Certification implies the introduction of a clear set of standards designed to protect clients from unfavorable financial services. “Client protection certification is an independent third-party assessment that provides universal recognition of a financial institution’s compliance with client protection principles in its operations and product offerings. Certification is conducted by MicroFinanza Rating, a leading European certification organization specializing in assessing compliance with client protection principles, with offices in various countries, including Central Asia,” the interviewee explains.
To obtain certification, strict compliance with seven principles is required. Each principle includes the following criteria:
Appropriate product design and delivery (understanding client needs and responsibly offering credit products).
Prevention of over-indebtedness (assessment of the client’s solvency and creditworthiness).
Transparency (full disclosure of all client costs prior to loan issuance and proper explanation of all contractual terms).
Responsible pricing (setting remuneration at a level affordable for clients while ensuring the sustainability of the institution).
Fair and respectful treatment of clients (strict adherence to ethical standards at all stages of client interaction, including debt collection).
Confidentiality of client data (ensuring the confidentiality of microcredit information and personal data).

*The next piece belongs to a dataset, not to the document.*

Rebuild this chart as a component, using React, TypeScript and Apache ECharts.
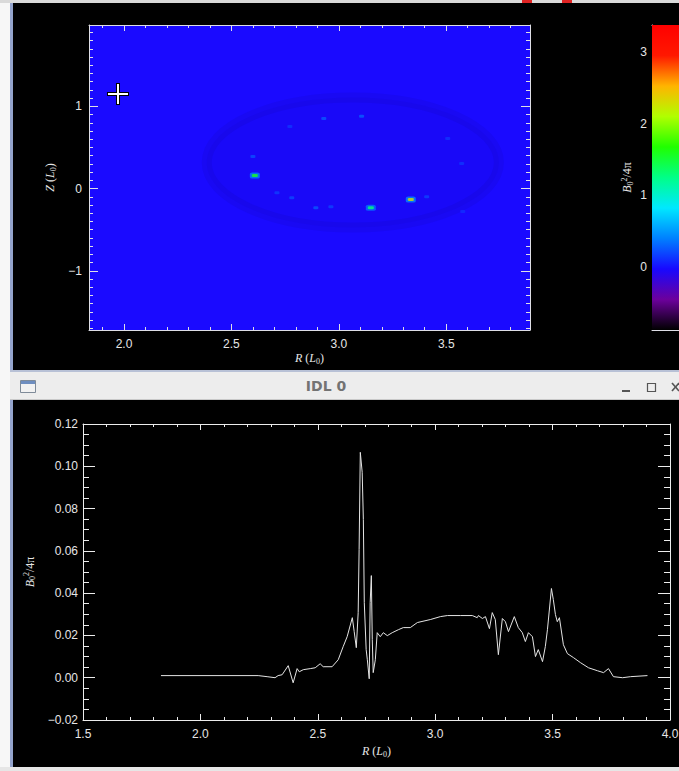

Complaint resolution mechanisms (a clear system for submitting, recording, reviewing complaints, defined timelines, and assessment of client satisfaction with outcomes).
“Obtaining certification also opens access for MFOs to international capital markets. International social funds that invest in the microfinance industry worldwide and cooperate with major Kazakhstani MFOs give preference and priority to companies certified for compliance with client protection principles. Considering that funding issues are fundamental for the microcredit sector, access to capital markets through certification will serve as an additional incentive for MFOs,”
— AMFOK.
He believes that adherence to ethical standards in the MFO market should become a mandatory requirement. Ethical violations and abuses in the microcredit market should serve as grounds for excluding an MFO from a self-regulatory organization, with a corresponding ban on conducting microfinance activities.
Unlike the banking and insurance sectors, where ombudsmen have long been operating, the microcredit sector still lacks an authorized representative for the protection of borrowers’ rights. Currently, clients address their issues to the Agency of the Republic of Kazakhstan for Regulation and Development of the Financial Market, where the review of applications takes from 3 to 14 days, which is a lengthy period for ordinary citizens.
“A microfinance ombudsman could promptly consider client complaints by taking over the entire flow of applications and complaints against MFOs received by the financial regulator. It is also necessary to establish a fund financed by MFOs to support and educate clients and resolve disputes. The logic of this fund is simple: the greater the number of complaints against an MFO, the higher its contributions to the fund should be. The fund’s resources should be directed toward client education, improving financial literacy, and providing support in cases of difficulties and disputes,” the interviewee explains.
The Agency for Regulation and Development of the Financial Market has been reforming the microfinance sector for several years. In particular, legislative restrictions have been introduced to protect consumers from over-indebtedness and excessively high interest rates.